This article is reprinted from the University of Pennsylvania Law Review, Volume 118, No. 1 (November 1969).
Author is professor of Law, Wayne State University. A.B. 1958, University of Rhode Island; LL.B. 1961, Cornell University. Graduate Study, 1962-63, London School of Economics. Formerly, Consultant to Equal Employment Opportunity Commission.
By enacting title VII of the Civil Rights Act of 1964, Congress acknowledged the fact that a substantial number of unions and employers were dealing unfairly with minority group workers. Hearings conducted by Senator Edward M. Kennedy highlighted the failure of many who do business with the Government to comply with prohibitions of racial discrimination theoretically imposed upon them through government contracts. A greater awareness of this problem has triggered administrative as well as judicial articulation of the doctrine that unions certified to represent workers within an appropriate unit owe a duty to represent such employees in a fair and just manner.

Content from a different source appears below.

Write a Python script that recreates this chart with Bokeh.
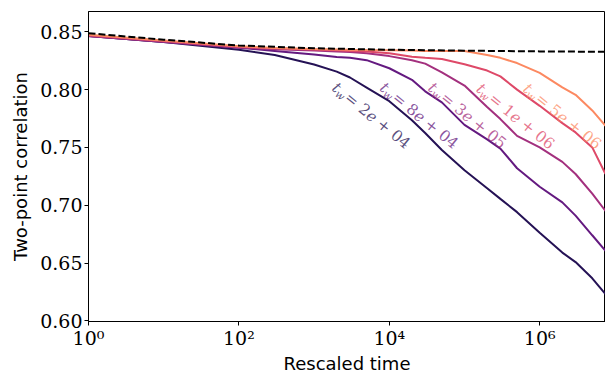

Thus it is a lame defense to a charge of racial discrimination to contend that collective bargaining is a private affair which need only reflect the interests of the parties to the agreement: management and the union. The rights of minority workers can be strongly influenced by the results of collective bargaining. In particular, the arbitration clauses, included in most collective bargaining agreements, can have substantial impact upon the rights of black workers who allege both racial discrimination and contract violation—rights which these legislative and doctrinal developments seek to protect.